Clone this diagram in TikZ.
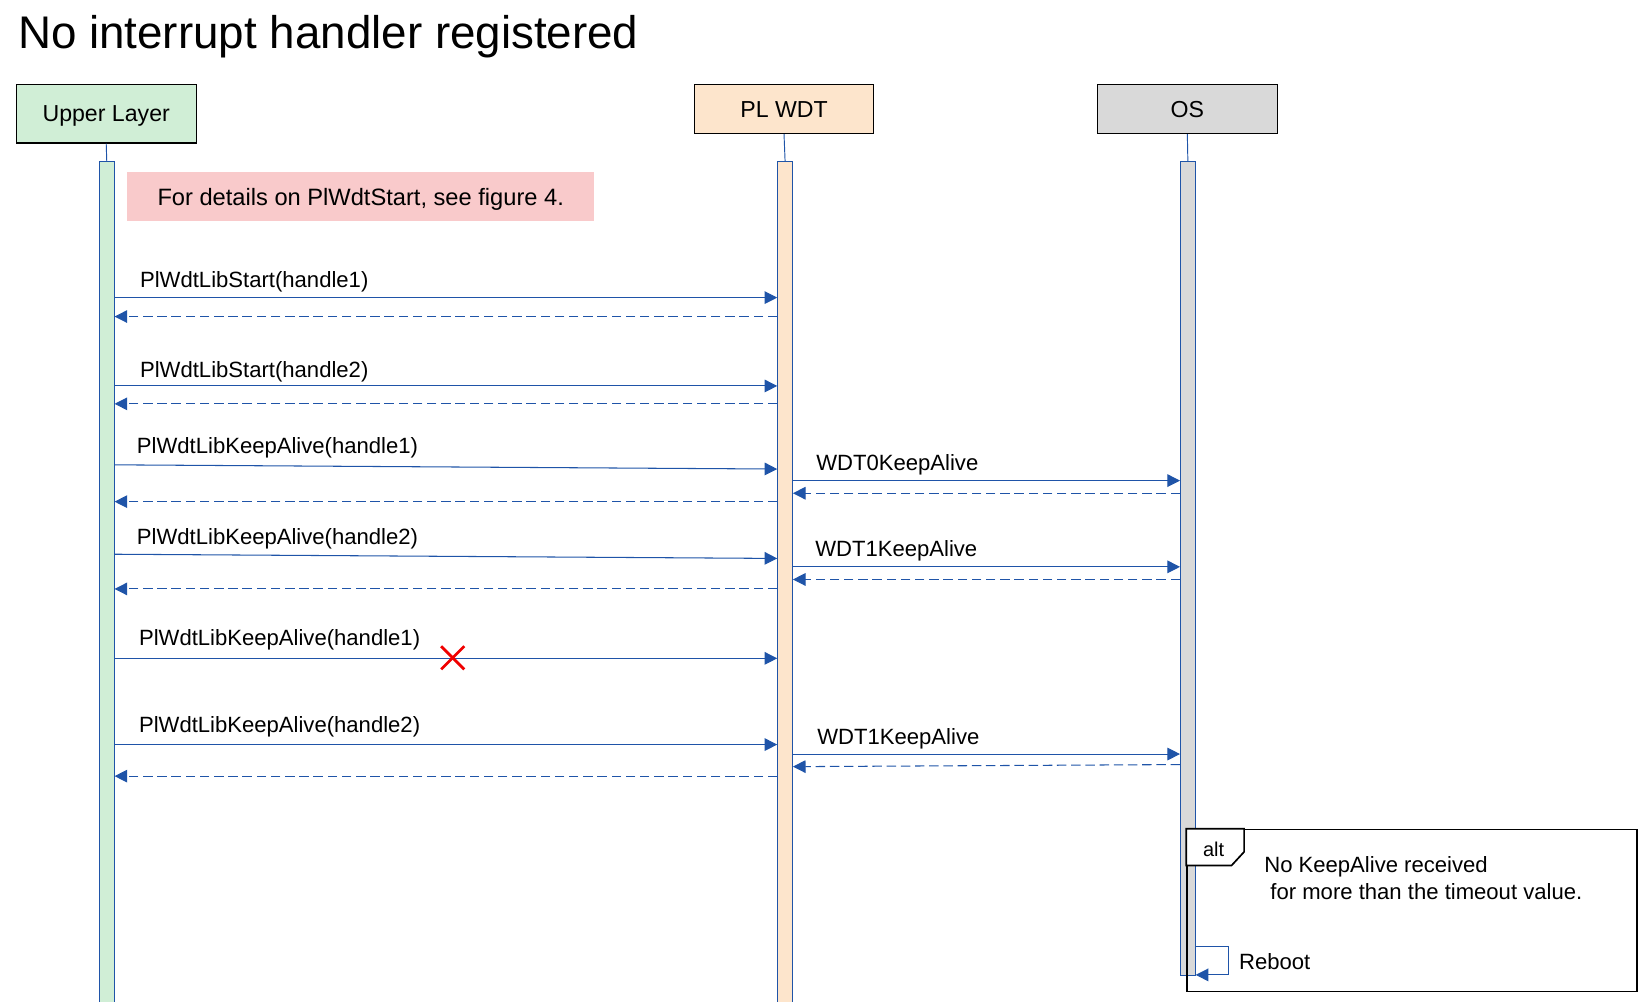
\documentclass[tikz,border=0pt]{standalone}
\usepackage{fontspec}
\setmainfont{Liberation Sans}
\usetikzlibrary{arrows.meta}
\definecolor{lineblue}{RGB}{31,84,168}
\definecolor{ulfill}{RGB}{208,238,214}
\definecolor{plfill}{RGB}{253,229,204}
\definecolor{osfill}{RGB}{217,217,217}
\definecolor{notefill}{RGB}{249,202,203}
\definecolor{xred}{RGB}{240,0,0}
\tikzset{
  lbl/.style={font=\fontsize{21}{25}\selectfont, inner sep=0pt, anchor=base west},
  headbox/.style={draw=black, line width=1pt, minimum width=171, inner sep=0pt, font=\fontsize{22}{26}\selectfont},
  actbar/.style={draw=lineblue, line width=0.9pt, minimum width=14, inner sep=0pt, anchor=north},
  lifeline/.style={draw=lineblue, line width=0.9pt},
  msg/.style={draw=lineblue, line width=1pt, -{Triangle[length=12pt,width=12pt]}},
  retmsg/.style={msg, dash pattern=on 9pt off 4.5pt},
  crossmark/.style={draw=xred, line width=2.6pt},
  altframe/.style={draw=black, line width=1.6pt, minimum width=428, minimum height=154, inner sep=0pt, anchor=north west},
}
\begin{document}
\begin{tikzpicture}[x=1pt, y=-1pt]
\useasboundingbox (0,0) rectangle (1568,952);
% title
\node[anchor=base west, inner sep=0pt, font=\fontsize{43.5}{50}\selectfont] (title) at (17,46) {No interrupt handler registered};
% heads
\node[headbox, fill=ulfill, minimum height=56] (ul) at (101,108) {};
\node[font=\fontsize{22}{26}\selectfont, inner sep=0pt, anchor=base] (ultext) at (101,116) {Upper Layer};
\node[headbox, fill=plfill, minimum height=47] (pl) at (745.5,103.5) {};
\node[font=\fontsize{22}{26}\selectfont, inner sep=0pt, anchor=base] (pltext) at (745.5,111.5) {PL WDT};
\node[headbox, fill=osfill, minimum height=47] (os) at (1129,103.5) {};
\node[font=\fontsize{22}{26}\selectfont, inner sep=0pt, anchor=base] (ostext) at (1129,111.5) {OS};
% activation bars
\node[actbar, fill=ulfill, minimum height=820] (ulbar) at (101.5,153) {};
\node[actbar, fill=plfill, minimum height=820] (plbar) at (746.5,153) {};
\node[actbar, fill=osfill, minimum height=774] (osbar) at (1129.5,153) {};
\draw[lifeline] (ul.south) -- (ulbar.north);
\draw[lifeline] (pl.south) -- (plbar.north);
\draw[lifeline] (os.south) -- (osbar.north);
% note
\node[fill=notefill, minimum width=444, minimum height=47, inner sep=0pt] (note) at (343,187) {};
\node[font=\fontsize{22.5}{27}\selectfont, inner sep=0pt, anchor=base] (notetext) at (343,195) {For details on PlWdtStart, see figure 4.};
% messages
\node[lbl] (m1) at (133,273.5) {PlWdtLibStart(handle1)};
\draw[msg] (ulbar.east |- 0,283) -- (plbar.west |- 0,283);
\draw[retmsg] (plbar.west |- 0,301) -- (ulbar.east |- 0,301);
\node[lbl] (m2) at (133,358.5) {PlWdtLibStart(handle2)};
\draw[msg] (ulbar.east |- 0,367) -- (plbar.west |- 0,367);
\draw[retmsg] (plbar.west |- 0,384) -- (ulbar.east |- 0,384);
\node[lbl] (m3) at (130,431.5) {PlWdtLibKeepAlive(handle1)};
\draw[msg] (ulbar.east |- 0,442) -- (plbar.west |- 0,446);
\node[lbl] (m4) at (776,447.5) {WDT0KeepAlive};
\draw[msg] (plbar.east |- 0,457) -- (osbar.west |- 0,457);
\draw[retmsg] (osbar.west |- 0,469) -- (plbar.east |- 0,469);
\draw[retmsg] (plbar.west |- 0,477) -- (ulbar.east |- 0,477);
\node[lbl] (m5) at (130,517.5) {PlWdtLibKeepAlive(handle2)};
\draw[msg] (ulbar.east |- 0,527) -- (plbar.west |- 0,531);
\node[lbl] (m6) at (775,529.5) {WDT1KeepAlive};
\draw[msg] (plbar.east |- 0,539) -- (osbar.west |- 0,539);
\draw[retmsg] (osbar.west |- 0,551) -- (plbar.east |- 0,551);
\draw[retmsg] (plbar.west |- 0,560) -- (ulbar.east |- 0,560);
\node[lbl] (m7) at (132,613.5) {PlWdtLibKeepAlive(handle1)};
\draw[msg] (ulbar.east |- 0,626) -- (plbar.west |- 0,626);
\coordinate (xc) at (430.5,625.5);
\draw[crossmark] ([shift={(-11,-11)}]xc) -- ([shift={(11,11)}]xc);
\draw[crossmark] ([shift={(-11,11)}]xc) -- ([shift={(11,-11)}]xc);
\node[lbl] (m8) at (132,696.5) {PlWdtLibKeepAlive(handle2)};
\draw[msg] (ulbar.east |- 0,708) -- (plbar.west |- 0,708);
\node[lbl] (m9) at (777,707.5) {WDT1KeepAlive};
\draw[msg] (plbar.east |- 0,717) -- (osbar.west |- 0,717);
\draw[retmsg] (osbar.west |- 0,727) -- (plbar.east |- 0,729);
\draw[retmsg] (plbar.west |- 0,738) -- (ulbar.east |- 0,738);
% alt fragment
\node[altframe] (alt) at (1128,788) {};
\draw[draw=black, line width=1.6pt, fill=white] (alt.north west) -- ++(55,0) -- ++(0,22) -- ++(-12,13) -- (alt.north west |- 0,823) -- cycle;
\node[font=\fontsize{19}{23}\selectfont, inner sep=0pt] (alttag) at (1154,808) {alt};
\node[lbl] (c1) at (1202,829.5) {No KeepAlive received};
\node[lbl] (c2) at (1202,855.5) {\ for more than the timeout value.};
% reboot self message
\draw[msg] (osbar.east |- 0,900) -- ++(31,0) |- (osbar.east |- 0,927);
\node[lbl] (rb) at (1178,921.5) {Reboot};
\end{tikzpicture}
\end{document}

----

* **EXERCISE BRIEF**
Return the full material word for word. Do not include the pictures.

* **FULL ANSWER**
Clone this diagram in TikZ.
\documentclass[tikz,border=0pt]{standalone}
\usepackage{fontspec}
\setmainfont{Liberation Sans}
\usetikzlibrary{arrows.meta}
\definecolor{lineblue}{RGB}{31,84,168}
\definecolor{ulfill}{RGB}{208,238,214}
\definecolor{plfill}{RGB}{253,229,204}
\definecolor{osfill}{RGB}{217,217,217}
\definecolor{notefill}{RGB}{249,202,203}
\definecolor{xred}{RGB}{240,0,0}
\tikzset{
  lbl/.style={font=\fontsize{21}{25}\selectfont, inner sep=0pt, anchor=base west},
  headbox/.style={draw=black, line width=1pt, minimum width=171, inner sep=0pt, font=\fontsize{22}{26}\selectfont},
  actbar/.style={draw=lineblue, line width=0.9pt, minimum width=14, inner sep=0pt, anchor=north},
  lifeline/.style={draw=lineblue, line width=0.9pt},
  msg/.style={draw=lineblue, line width=1pt, -{Triangle[length=12pt,width=12pt]}},
  retmsg/.style={msg, dash pattern=on 9pt off 4.5pt},
  crossmark/.style={draw=xred, line width=2.6pt},
  altframe/.style={draw=black, line width=1.6pt, minimum width=428, minimum height=154, inner sep=0pt, anchor=north west},
}
\begin{document}
\begin{tikzpicture}[x=1pt, y=-1pt]
\useasboundingbox (0,0) rectangle (1568,952);
% title
\node[anchor=base west, inner sep=0pt, font=\fontsize{43.5}{50}\selectfont] (title) at (17,46) {No interrupt handler registered};
% heads
\node[headbox, fill=ulfill, minimum height=56] (ul) at (101,108) {};
\node[font=\fontsize{22}{26}\selectfont, inner sep=0pt, anchor=base] (ultext) at (101,116) {Upper Layer};
\node[headbox, fill=plfill, minimum height=47] (pl) at (745.5,103.5) {};
\node[font=\fontsize{22}{26}\selectfont, inner sep=0pt, anchor=base] (pltext) at (745.5,111.5) {PL WDT};
\node[headbox, fill=osfill, minimum height=47] (os) at (1129,103.5) {};
\node[font=\fontsize{22}{26}\selectfont, inner sep=0pt, anchor=base] (ostext) at (1129,111.5) {OS};
% activation bars
\node[actbar, fill=ulfill, minimum height=820] (ulbar) at (101.5,153) {};
\node[actbar, fill=plfill, minimum height=820] (plbar) at (746.5,153) {};
\node[actbar, fill=osfill, minimum height=774] (osbar) at (1129.5,153) {};
\draw[lifeline] (ul.south) -- (ulbar.north);
\draw[lifeline] (pl.south) -- (plbar.north);
\draw[lifeline] (os.south) -- (osbar.north);
% note
\node[fill=notefill, minimum width=444, minimum height=47, inner sep=0pt] (note) at (343,187) {};
\node[font=\fontsize{22.5}{27}\selectfont, inner sep=0pt, anchor=base] (notetext) at (343,195) {For details on PlWdtStart, see figure 4.};
% messages
\node[lbl] (m1) at (133,273.5) {PlWdtLibStart(handle1)};
\draw[msg] (ulbar.east |- 0,283) -- (plbar.west |- 0,283);
\draw[retmsg] (plbar.west |- 0,301) -- (ulbar.east |- 0,301);
\node[lbl] (m2) at (133,358.5) {PlWdtLibStart(handle2)};
\draw[msg] (ulbar.east |- 0,367) -- (plbar.west |- 0,367);
\draw[retmsg] (plbar.west |- 0,384) -- (ulbar.east |- 0,384);
\node[lbl] (m3) at (130,431.5) {PlWdtLibKeepAlive(handle1)};
\draw[msg] (ulbar.east |- 0,442) -- (plbar.west |- 0,446);
\node[lbl] (m4) at (776,447.5) {WDT0KeepAlive};
\draw[msg] (plbar.east |- 0,457) -- (osbar.west |- 0,457);
\draw[retmsg] (osbar.west |- 0,469) -- (plbar.east |- 0,469);
\draw[retmsg] (plbar.west |- 0,477) -- (ulbar.east |- 0,477);
\node[lbl] (m5) at (130,517.5) {PlWdtLibKeepAlive(handle2)};
\draw[msg] (ulbar.east |- 0,527) -- (plbar.west |- 0,531);
\node[lbl] (m6) at (775,529.5) {WDT1KeepAlive};
\draw[msg] (plbar.east |- 0,539) -- (osbar.west |- 0,539);
\draw[retmsg] (osbar.west |- 0,551) -- (plbar.east |- 0,551);
\draw[retmsg] (plbar.west |- 0,560) -- (ulbar.east |- 0,560);
\node[lbl] (m7) at (132,613.5) {PlWdtLibKeepAlive(handle1)};
\draw[msg] (ulbar.east |- 0,626) -- (plbar.west |- 0,626);
\coordinate (xc) at (430.5,625.5);
\draw[crossmark] ([shift={(-11,-11)}]xc) -- ([shift={(11,11)}]xc);
\draw[crossmark] ([shift={(-11,11)}]xc) -- ([shift={(11,-11)}]xc);
\node[lbl] (m8) at (132,696.5) {PlWdtLibKeepAlive(handle2)};
\draw[msg] (ulbar.east |- 0,708) -- (plbar.west |- 0,708);
\node[lbl] (m9) at (777,707.5) {WDT1KeepAlive};
\draw[msg] (plbar.east |- 0,717) -- (osbar.west |- 0,717);
\draw[retmsg] (osbar.west |- 0,727) -- (plbar.east |- 0,729);
\draw[retmsg] (plbar.west |- 0,738) -- (ulbar.east |- 0,738);
% alt fragment
\node[altframe] (alt) at (1128,788) {};
\draw[draw=black, line width=1.6pt, fill=white] (alt.north west) -- ++(55,0) -- ++(0,22) -- ++(-12,13) -- (alt.north west |- 0,823) -- cycle;
\node[font=\fontsize{19}{23}\selectfont, inner sep=0pt] (alttag) at (1154,808) {alt};
\node[lbl] (c1) at (1202,829.5) {No KeepAlive received};
\node[lbl] (c2) at (1202,855.5) {\ for more than the timeout value.};
% reboot self message
\draw[msg] (osbar.east |- 0,900) -- ++(31,0) |- (osbar.east |- 0,927);
\node[lbl] (rb) at (1178,921.5) {Reboot};
\end{tikzpicture}
\end{document}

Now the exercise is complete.